Há uns meses, conversava com um camarada de trajetórias profissionais e militantes, sobre escolhas na vida pessoal, política e profissional e me ative por alguns minutos a falar das minhas próprias escolhas. Biblioteca pública, políticas públicas, espaços públicos, construção do comum, trabalho coletivo, compartilhamento de espaços e lugares. Por alguns segundos, me abstrai da conversa e fiquei pensando sobre em qual outro lugar eu poderia ao menos desejar estar naquele momento, a biblioteca se fixou como a principal referência. Se foi um acidente ou uma escolha, não vou perder tempo em tentar saber, o fato é que estou.

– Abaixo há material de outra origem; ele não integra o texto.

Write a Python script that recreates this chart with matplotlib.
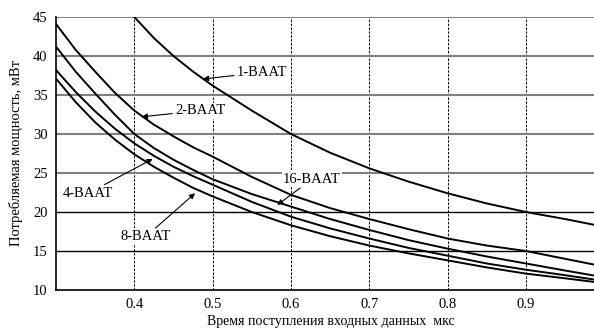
import matplotlib.pyplot as plt

# время поступления входных данных, мкс
X = [0.30, 0.325, 0.35, 0.375, 0.40, 0.425, 0.45, 0.475, 0.50, 0.55,
     0.60, 0.65, 0.70, 0.75, 0.80, 0.85, 0.90, 0.95, 0.99]
P_2 = [44.1, 40.8, 38.0, 35.3, 33.0, 31.2, 29.7, 28.3, 27.1, 24.5,
       22.2, 20.5, 19.1, 17.8, 16.6, 15.7, 15.0, 14.0, 13.2]
P_16 = [41.2, 38.0, 35.2, 32.5, 30.0, 28.2, 26.7, 25.4, 24.2, 22.3,
        20.7, 19.1, 17.7, 16.4, 15.3, 14.3, 13.4, 12.5, 11.8]
P_4 = [38.2, 35.4, 32.9, 30.7, 28.8, 27.2, 25.8, 24.6, 23.5, 21.3,
       19.4, 17.9, 16.6, 15.4, 14.4, 13.4, 12.6, 11.9, 11.3]
P_8 = [37.1, 34.1, 31.5, 29.3, 27.4, 25.8, 24.4, 23.1, 22.0, 20.0,
       18.3, 16.9, 15.7, 14.7, 13.8, 12.9, 12.1, 11.5, 11.0]

X_1 = [0.40, 0.425, 0.45, 0.475, 0.50, 0.55, 0.60, 0.65, 0.70, 0.75,
       0.80, 0.85, 0.90, 0.95, 0.99]
P_1 = [45.0, 42.3, 40.0, 38.0, 36.2, 33.0, 30.0, 27.6, 25.6, 23.9,
       22.4, 21.1, 20.0, 19.1, 18.3]

X_TICKS = [0.4, 0.5, 0.6, 0.7, 0.8, 0.9]
Y_TICKS = [10, 15, 20, 25, 30, 35, 40, 45]
GRAY_LINES = [25, 30, 35, 40, 45]
BLACK_LINES = [15, 20]

plt.rcParams['font.family'] = ['Liberation Serif', 'DejaVu Serif']

fig = plt.figure(figsize=(5.94, 3.30), dpi=100)
ax = fig.add_axes([0.0943, 0.1212, 0.9057, 0.8273])

for x in X_TICKS:
    ax.axvline(x, color='black', lw=0.7, ls=(0, (2.5, 1.5)), zorder=1)
for y in GRAY_LINES:
    ax.axhline(y, color='#808080', lw=1.5, zorder=1)
for y in BLACK_LINES:
    ax.axhline(y, color='black', lw=1.0, zorder=1)

for ys in (P_2, P_16, P_4, P_8):
    ax.plot(X, ys, color='black', lw=1.4, zorder=2)
ax.plot(X_1, P_1, color='black', lw=1.4, zorder=2)

labels = [
    ("1-BAAT", (0.4877, 37.05), (0.531, 37.9)),
    ("2-BAAT", (0.4094, 32.2), (0.452, 33.0)),
    ("4-BAAT", (0.4234, 26.8), (0.309, 22.4)),
    ("8-BAAT", (0.4775, 22.4), (0.382, 16.8)),
    ("16-BAAT", (0.5826, 20.9), (0.590, 24.2)),
]
for text, tip, pos in labels:
    ax.annotate(text, xy=tip, xytext=pos, fontsize=10.5, va='center', ha='left',
                bbox=dict(boxstyle='square,pad=0.1', fc='white', ec='none'),
                arrowprops=dict(arrowstyle='-|>', color='black', lw=0.8,
                                mutation_scale=8, shrinkA=1, shrinkB=0),
                zorder=3)

ax.set_xlim(0.3, 0.987)
ax.set_ylim(10, 45)
ax.set_xticks(X_TICKS)
ax.set_yticks(Y_TICKS)
ax.tick_params(length=0, labelsize=10.5, pad=6)
ax.spines['top'].set_visible(False)
ax.spines['right'].set_visible(False)
ax.spines['left'].set_linewidth(1.2)
ax.spines['bottom'].set_linewidth(1.2)

ax.set_xlabel('Время поступления входных данных  мкс', fontsize=10, labelpad=4)
ax.xaxis.set_label_coords(0.51, -0.09)
ax.set_ylabel('Потребляемая мощность, мВт', fontsize=10.5, labelpad=7)

fig.savefig('out.png', dpi=100)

É importante estabelecer que não penso na biblioteca pública como um espaço isolado, refratário à lógica de destruição neoliberal, como um ente mitológico que vence o fogo do dragão da destruição do que é público. Antes, penso a biblioteca como um lugar vivo, ai sim se destacando de mero espaço, a ser cuidado e reivindicado pela população como espaço de direito, de acesso à leitura e à informação, à fruição e ao compartilhamento. O peso dado à escola pública, aos espaços da saúde pública, é o mesmo que deve ser dado à biblioteca pública, dada à complementaridade e ao dialogo que idealmente essas instituições deveriam estabelecer de maneira permanente.
É preciso dizer com firmeza para aqueles que por ignorância, prepotência ou projeto, entendem a biblioteca pública como uma instituição anacrônica, que elas seguem vivas e atuantes, que elas existem e resistem ao pretensamente novo e ao velho que as ataca de fora e muitas vezes de dentro de suas esferas. O bibliotecário das públicas não é missionário, nem redentor, é sobretudo um agente político, naquilo que a política tem de mais necessário à sociedade, como um atuante da pólis.
Nesse momento de avanço da súcia neoliberal é mais do que necessário citar trechos de uma conferência que a jornalista e ativista, Naomi Klein realizou em 2003 na Associação Canadense de Bibliotecas chamada ” Por que ser um bibliotecário radical”:
“Quando olho para esta sala, vejo pessoas que representam valores que são distintamente diferentes daqueles que atualmente governam o mundo, são eles:
– o conhecimento (o conhecimento em oposição à mera coleta de informações).
– espaço público (em oposição à mera coleta de informações).
– o compartilhamento (ao contrário da compra e venda).
Ser bibliotecário hoje significa ser mais que um arquivista, mais que um pesquisador, mais que um educador – significa ser um guardião dos valores em conflito do conhecimento, espaço público e compartilhamento que animam sua profissão”.
Parafraseando Naomi, é o momento perfeito para os bibliotecários de biblioteca pública radicais, que radicalizem o que é público, que radicalizem o que é compartilhado, que radicalizem a construção do comum, para fazer frente ao avanço da violência que se traduz se em ignorância, obscurantismo e ataques à ciência e ao conhecimento, mas principalmente, para fazer entender que principalmente nesse contexto, radical é o reverso de extremista.